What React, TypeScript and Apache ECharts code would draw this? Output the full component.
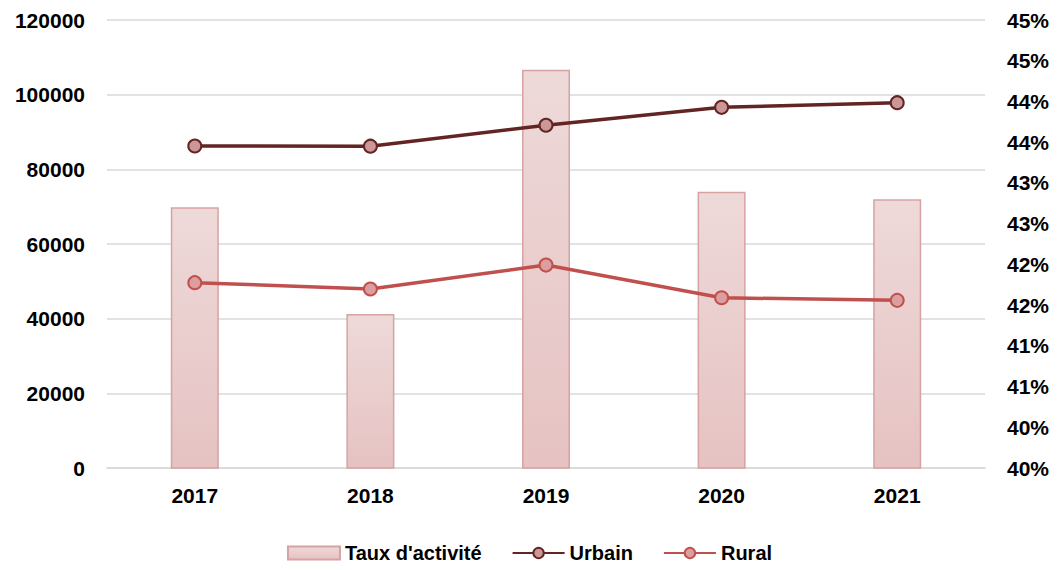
import React, { useEffect, useRef } from "react";
import * as echarts from "echarts";

const categories = ["2017", "2018", "2019", "2020", "2021"];
const tauxActivite = [42.7, 41.39, 44.39, 42.89, 42.8];
const urbain = [86250, 86200, 91800, 96600, 97850];
const rural = [49650, 47950, 54350, 45600, 44900];

const FONT = "'Liberation Sans', Arial, sans-serif";

export default function App() {
  const ref = useRef<HTMLDivElement>(null);
  useEffect(() => {
    if (!ref.current) return;
    const chart = echarts.init(ref.current, undefined, { renderer: "svg" });
    const textBase = { fontFamily: FONT, fontWeight: "bold" as const, fontSize: 21, color: "#000" };
    chart.setOption({
      animation: false,
      backgroundColor: "#fff",
      grid: { left: 107, right: 74, top: 20, bottom: 102, containLabel: false },
      legend: {
        bottom: 2,
        left: "center",
        itemWidth: 52,
        itemHeight: 13,
        itemGap: 30,
        textStyle: { ...textBase, fontSize: 20 },
        data: [
          { name: "Taux d'activité", icon: "rect" },
          { name: "Urbain" },
          { name: "Rural" },
        ],
      },
      xAxis: {
        type: "category",
        data: categories,
        axisTick: { show: false },
        axisLine: { show: true, lineStyle: { color: "#d9d9d9", width: 1.5 } },
        axisLabel: { ...textBase, margin: 17 },
      },
      yAxis: [
        {
          type: "value",
          min: 0,
          max: 120000,
          interval: 20000,
          axisLine: { show: false },
          axisTick: { show: false },
          splitLine: { show: true, lineStyle: { color: "#d9d9d9", width: 1.5 } },
          axisLabel: { ...textBase, margin: 22, formatter: (v: number) => String(v) },
        },
        {
          type: "value",
          min: 39.5,
          max: 45,
          interval: 0.5,
          position: "right",
          axisLine: { show: false },
          axisTick: { show: false },
          splitLine: { show: false },
          axisLabel: {
            ...textBase,
            margin: 22,
            formatter: (v: number) => Math.round(v) + "%",
          },
        },
      ],
      series: [
        {
          name: "Taux d'activité",
          type: "bar",
          yAxisIndex: 1,
          data: tauxActivite,
          barWidth: 48,
          itemStyle: {
            color: new echarts.graphic.LinearGradient(0, 0, 0, 1, [
              { offset: 0, color: "#eed9d9" },
              { offset: 1, color: "#e6c2c2" },
            ]),
            borderColor: "#d6a2a2",
            borderWidth: 1.5,
          },
          z: 1,
        },
        {
          name: "Urbain",
          type: "line",
          data: urbain,
          symbol: "circle",
          symbolSize: 13,
          lineStyle: { color: "#632523", width: 3.5 },
          itemStyle: { color: "#cc9797", borderColor: "#632523", borderWidth: 2 },
          z: 3,
        },
        {
          name: "Rural",
          type: "line",
          data: rural,
          symbol: "circle",
          symbolSize: 13,
          lineStyle: { color: "#c0504d", width: 3.5 },
          itemStyle: { color: "#dc9e9e", borderColor: "#c0504d", borderWidth: 2 },
          z: 3,
        },
      ],
    });
    return () => chart.dispose();
  }, []);
  return (
    <div
      ref={ref}
      style={{ position: "fixed", left: 0, top: 0, width: 1059, height: 570 }}
    />
  );
}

■ Description of the task: Write the lines above out again exactly, without any of their pictures.

■ Response below:
What React, TypeScript and Apache ECharts code would draw this? Output the full component.
import React, { useEffect, useRef } from "react";
import * as echarts from "echarts";

const categories = ["2017", "2018", "2019", "2020", "2021"];
const tauxActivite = [42.7, 41.39, 44.39, 42.89, 42.8];
const urbain = [86250, 86200, 91800, 96600, 97850];
const rural = [49650, 47950, 54350, 45600, 44900];

const FONT = "'Liberation Sans', Arial, sans-serif";

export default function App() {
  const ref = useRef<HTMLDivElement>(null);
  useEffect(() => {
    if (!ref.current) return;
    const chart = echarts.init(ref.current, undefined, { renderer: "svg" });
    const textBase = { fontFamily: FONT, fontWeight: "bold" as const, fontSize: 21, color: "#000" };
    chart.setOption({
      animation: false,
      backgroundColor: "#fff",
      grid: { left: 107, right: 74, top: 20, bottom: 102, containLabel: false },
      legend: {
        bottom: 2,
        left: "center",
        itemWidth: 52,
        itemHeight: 13,
        itemGap: 30,
        textStyle: { ...textBase, fontSize: 20 },
        data: [
          { name: "Taux d'activité", icon: "rect" },
          { name: "Urbain" },
          { name: "Rural" },
        ],
      },
      xAxis: {
        type: "category",
        data: categories,
        axisTick: { show: false },
        axisLine: { show: true, lineStyle: { color: "#d9d9d9", width: 1.5 } },
        axisLabel: { ...textBase, margin: 17 },
      },
      yAxis: [
        {
          type: "value",
          min: 0,
          max: 120000,
          interval: 20000,
          axisLine: { show: false },
          axisTick: { show: false },
          splitLine: { show: true, lineStyle: { color: "#d9d9d9", width: 1.5 } },
          axisLabel: { ...textBase, margin: 22, formatter: (v: number) => String(v) },
        },
        {
          type: "value",
          min: 39.5,
          max: 45,
          interval: 0.5,
          position: "right",
          axisLine: { show: false },
          axisTick: { show: false },
          splitLine: { show: false },
          axisLabel: {
            ...textBase,
            margin: 22,
            formatter: (v: number) => Math.round(v) + "%",
          },
        },
      ],
      series: [
        {
          name: "Taux d'activité",
          type: "bar",
          yAxisIndex: 1,
          data: tauxActivite,
          barWidth: 48,
          itemStyle: {
            color: new echarts.graphic.LinearGradient(0, 0, 0, 1, [
              { offset: 0, color: "#eed9d9" },
              { offset: 1, color: "#e6c2c2" },
            ]),
            borderColor: "#d6a2a2",
            borderWidth: 1.5,
          },
          z: 1,
        },
        {
          name: "Urbain",
          type: "line",
          data: urbain,
          symbol: "circle",
          symbolSize: 13,
          lineStyle: { color: "#632523", width: 3.5 },
          itemStyle: { color: "#cc9797", borderColor: "#632523", borderWidth: 2 },
          z: 3,
        },
        {
          name: "Rural",
          type: "line",
          data: rural,
          symbol: "circle",
          symbolSize: 13,
          lineStyle: { color: "#c0504d", width: 3.5 },
          itemStyle: { color: "#dc9e9e", borderColor: "#c0504d", borderWidth: 2 },
          z: 3,
        },
      ],
    });
    return () => chart.dispose();
  }, []);
  return (
    <div
      ref={ref}
      style={{ position: "fixed", left: 0, top: 0, width: 1059, height: 570 }}
    />
  );
}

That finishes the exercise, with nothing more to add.